Elsewhere, the posts on Thee Rant were much darker. In one Monday thread, “dominop” wrote that “A Firing squad would be a good cure for ANTIFA!!!” Other users chimed in to say snipers or napalm might be more fitting.
Thee Rant is just one node in a wider web of right-wing police media. On similar message boards, in Facebook groups and on news sites such as Law Enforcement Today — a sort of Breitbart-like outlet written by and for police — there is a fervent narrative that police are under nonstop siege, and that antifa in particular is a constant threat.
This police media ecosystem is not necessarily a broad representation of what most cops believe. But inside this echo chamber, which has thousands of users and readers, extremist views dictate the narrative. Wild misinformation and bigotry are rampant, with people who claim to be current and former officers posting debunked falsehoods and racist stereotypes about protesters.
Intense public focus on police behavior in recent weeks, following the killing of George Floyd in Minneapolis, has led to the termination of several law enforcement officers who posted conspiratorial or racist messages on their personal social media pages.
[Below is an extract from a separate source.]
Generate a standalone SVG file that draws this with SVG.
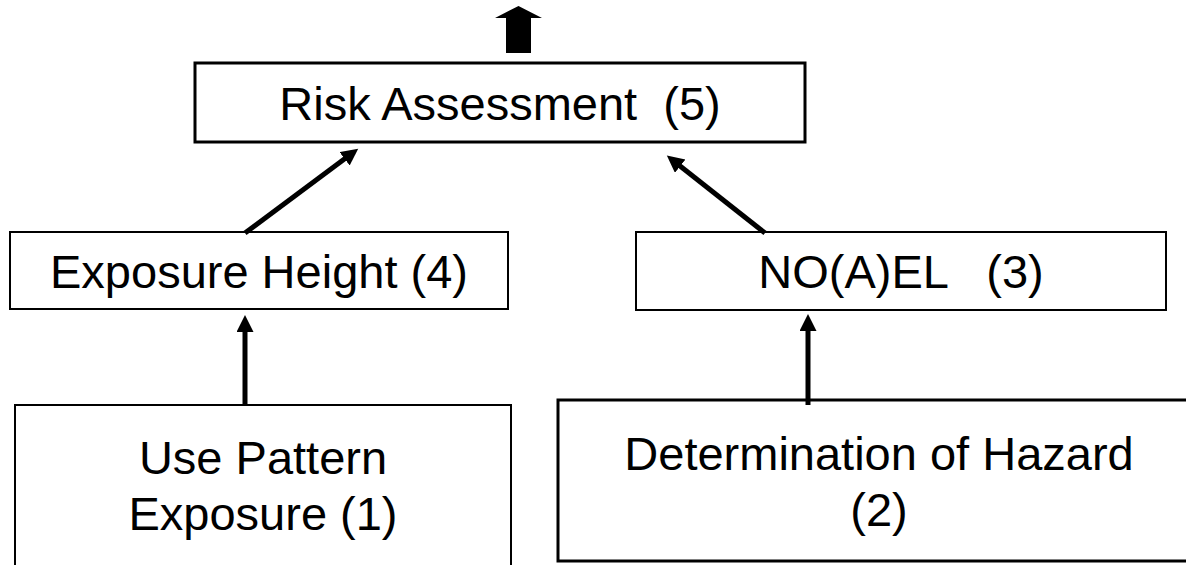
<svg xmlns="http://www.w3.org/2000/svg" width="1186" height="565" viewBox="0 0 1186 565">
  <style>
    .box { fill: #ffffff; stroke: #000000; stroke-width: 2; }
    .thick { stroke-width: 3; }
    .lbl { font-family: "Liberation Sans", Arial, sans-serif; font-size: 47px; fill: #000000; text-anchor: middle; white-space: pre; }
    .arrow { stroke: #000000; stroke-width: 5; fill: none; marker-end: url(#head); }
  </style>
  <defs>
    <marker id="head" markerUnits="userSpaceOnUse" markerWidth="18" markerHeight="18" refX="1" refY="8.5" orient="auto">
      <path d="M0,0 L17,8.5 L0,17 z" fill="#000000"/>
    </marker>
  </defs>
  <rect width="1186" height="565" fill="#ffffff"/>

  <g id="output-arrow">
    <polygon points="495,18 518.5,6 542,18 531,18 531,53 506,53 506,18" fill="#000000"/>
  </g>

  <g id="node-risk">
    <rect class="box thick" x="195" y="63" width="610" height="79"/>
    <text class="lbl" x="500" y="120" xml:space="preserve">Risk Assessment  (5)</text>
  </g>

  <g id="node-exposure-height">
    <rect class="box" x="10" y="232" width="498" height="77"/>
    <text class="lbl" x="259" y="288" xml:space="preserve">Exposure Height (4)</text>
  </g>

  <g id="node-noael">
    <rect class="box" x="636" y="232" width="530" height="78"/>
    <text class="lbl" x="901" y="288" xml:space="preserve">NO(A)EL   (3)</text>
  </g>

  <g id="node-use-pattern">
    <rect class="box" x="15" y="405" width="496" height="180"/>
    <text class="lbl" x="263" y="474">Use Pattern</text>
    <text class="lbl" x="263" y="530">Exposure (1)</text>
  </g>

  <g id="node-hazard">
    <rect class="box thick" x="558" y="400" width="660" height="161"/>
    <text class="lbl" x="879" y="470">Determination of Hazard</text>
    <text class="lbl" x="879" y="526">(2)</text>
  </g>

  <g id="connectors">
    <line class="arrow" x1="245" y1="233" x2="345.4" y2="158.2"/>
    <line class="arrow" x1="765" y1="233" x2="679.4" y2="165.5"/>
    <line class="arrow" x1="245" y1="405" x2="245" y2="331"/>
    <line class="arrow" x1="808" y1="405" x2="808" y2="330"/>
  </g>
</svg>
When these posts are singled out for scrutiny and have a real officer’s name attached, opprobrium comes quickly, but most of those posts would be right at home in right-wing police media.
“What I think we have here is a market for this kind of racist and divisive garbage across the internet, and unfortunately police are participating in that wave that is witnessed across various professions,” said Brian Levin, director of the Center for the Study of Hate & Extremism at California State University, San Bernardino. “It pains me as a former NYPD officer to see this,” he said. “These posts are devastating.”
Levin doesn’t think people should assume that “cops en masse subscribe to this,” but he does see dangerous potential, because online echo chambers tend to “self-accelerate” bigoted beliefs. For “police in particular, who so often have to hold their tongue and try to restrain themselves,” he said, “online it becomes even more [of an] accelerant.”